Hoofdstuk 11 van de verordening heeft betrekking op niet-agrarische ontwikkelingen buiten bestaand stedelijk gebied.
Ingevolge artikel 11.11, voor zover hier van belang, kan een bestemmingsplan dat is gelegen in de kernrandzone voorzien in de vestiging of uitbreiding van voorzieningen en veldsporten, volkstuinen en andere kleinschalige vrije-tijdsvoorzieningen.
2.7. Niet in geschil is dat het plangebied gedeeltelijk grenst aan vrijwel onbebouwde sportvelden die, evenals de aan de sportvelden grenzende kern van Lage Mierde, moeten worden aangemerkt als bestaand stedelijk gebied en dat het plangebied zelf buiten bestaand stedelijk gebied is gelegen. Voorts heeft [verzoeker] ter zitting onweersproken gesteld dat het plangebied voor het overige grenst aan gronden met een agrarische functie zonder bebouwing, waar geen sprake is van afname van de agrarische functie.
Gelet hierop heeft de raad zich naar het voorlopig oordeel van de voorzitter ten onrechte op het standpunt gesteld dat het plan niet in strijd is met de verordening omdat is voldaan aan het bepaalde in artikel 11.11.
2.8. Reeds hierom ziet de voorzitter aanleiding voor de verwachting dat het bestreden besluit in de bodemprocedure niet in stand zal blijven. De voorzitter ziet daarin aanleiding om het verzoek van [verzoeker], gelet op de betrokken belangen, in te willigen. Hetgeen [verzoeker] voor het overige heeft aangevoerd, behoeft thans geen bespreking.
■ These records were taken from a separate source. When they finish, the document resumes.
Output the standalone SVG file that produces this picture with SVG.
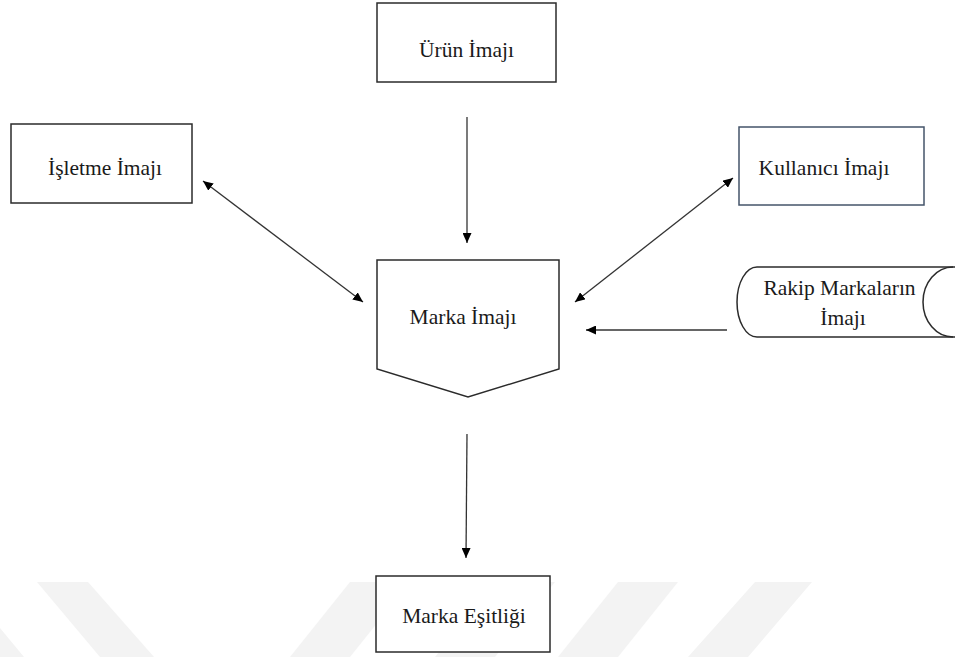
<svg xmlns="http://www.w3.org/2000/svg" width="955" height="657" viewBox="0 0 955 657">
  <style>
    .box { fill: #ffffff; stroke: #2b2b2b; stroke-width: 1.5; }
    .box-blue { fill: #ffffff; stroke: #44546a; stroke-width: 1.5; }
    .label { font-family: "Liberation Serif", "Times New Roman", Times, serif; font-size: 21.5px; fill: #1a1a1a; text-anchor: middle; }
    .conn { fill: none; stroke: #333333; stroke-width: 1.3; }
    .wm { fill: #f3f3f3; }
  </style>
  <defs>
    <marker id="arrow" viewBox="0 0 10 9" refX="10" refY="4.5" markerWidth="10" markerHeight="9" markerUnits="userSpaceOnUse" orient="auto-start-reverse">
      <path d="M0,0 L10,4.5 L0,9 z" fill="#000000"/>
    </marker>
  </defs>

  <rect width="955" height="657" fill="#ffffff"/>

  <!-- faint diagonal background stripes -->
  <g id="watermark">
    <polygon class="wm" points="37,582 88,582 154,657 100,657"/>
    <polygon class="wm" points="0,628 0,657 24,657"/>
    <polygon class="wm" points="350,582 410,582 350,657 290,657"/>
    <polygon class="wm" points="495,582 555,582 495,657 435,657"/>
    <polygon class="wm" points="618,582 678,582 618,657 558,657"/>
    <polygon class="wm" points="755,582 812,582 748,657 688,657"/>
  </g>

  <!-- connectors -->
  <g id="connectors">
    <line class="conn" x1="467" y1="117" x2="467" y2="243" marker-end="url(#arrow)"/>
    <line class="conn" x1="203" y1="181" x2="363" y2="302" marker-start="url(#arrow)" marker-end="url(#arrow)"/>
    <line class="conn" x1="733" y1="178" x2="575" y2="302" marker-start="url(#arrow)" marker-end="url(#arrow)"/>
    <line class="conn" x1="727" y1="330" x2="586" y2="330" marker-end="url(#arrow)"/>
    <line class="conn" x1="467" y1="434" x2="466" y2="558" marker-end="url(#arrow)"/>
  </g>

  <g id="urun-imaji">
    <rect class="box" x="377" y="3" width="179" height="79"/>
    <text class="label" x="466.5" y="57">Ürün İmajı</text>
  </g>

  <g id="isletme-imaji">
    <rect class="box" x="11" y="124" width="181" height="79"/>
    <text class="label" x="105" y="175">İşletme İmajı</text>
  </g>

  <g id="kullanici-imaji">
    <rect class="box-blue" x="739" y="127" width="185" height="78"/>
    <text class="label" x="824" y="175">Kullanıcı İmajı</text>
  </g>

  <g id="marka-imaji">
    <path class="box" d="M377,260 H559 V369 L468,397 L377,369 Z"/>
    <text class="label" x="463" y="324">Marka İmajı</text>
  </g>

  <g id="rakip-markalarin-imaji">
    <path class="box" d="M957,267 H757 A20,35 0 0 0 757,337 H957"/>
    <path class="box" style="fill:none" d="M953,267 A30,35 0 0 0 953,337"/>
    <text class="label" x="839.5" y="295">Rakip Markaların</text>
    <text class="label" x="843" y="325">İmajı</text>
  </g>

  <g id="marka-esitligi">
    <rect class="box" x="376" y="576" width="174" height="76"/>
    <text class="label" x="464" y="623">Marka Eşitliği</text>
  </g>
</svg>
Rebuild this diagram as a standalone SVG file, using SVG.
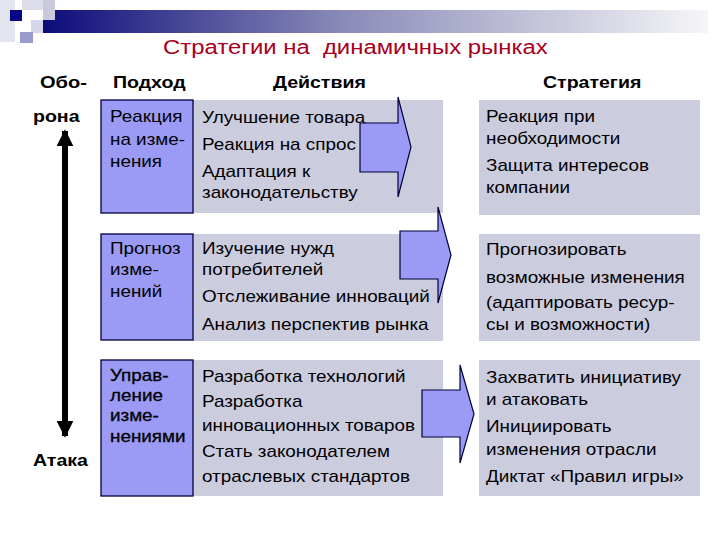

2.9. De raad dient op na te melden wijze tot vergoeding van de proceskosten te worden veroordeeld.
De voorzitter van de Afdeling bestuursrechtspraak van de Raad van State:
I. schorst bij wijze van voorlopige voorziening het besluit van de raad van de gemeente Reusel-de Mierden van 20 september 2011, kenmerk 2011-062;
II. veroordeelt de raad van de gemeente Reusel-de Mierden tot vergoeding van bij [verzoeker] in verband met de behandeling van het verzoek opgekomen proceskosten tot een bedrag van € 874,00 (zegge: achthonderdvierenzeventig euro), geheel toe te rekenen aan door een derde beroepsmatig verleende rechtsbijstand;
III. gelast dat de raad van de gemeente Reusel-de Mierden aan [verzoeker] het door hem voor de behandeling van het verzoek betaalde griffierecht ten bedrage van € 152,00 (zegge: honderdtweeënvijftig euro) vergoedt.
Aldus vastgesteld door mr. J.A. Hagen, als voorzitter, in tegenwoordigheid van mr. M.F.N. Pikart-van den Berg, ambtenaar van staat.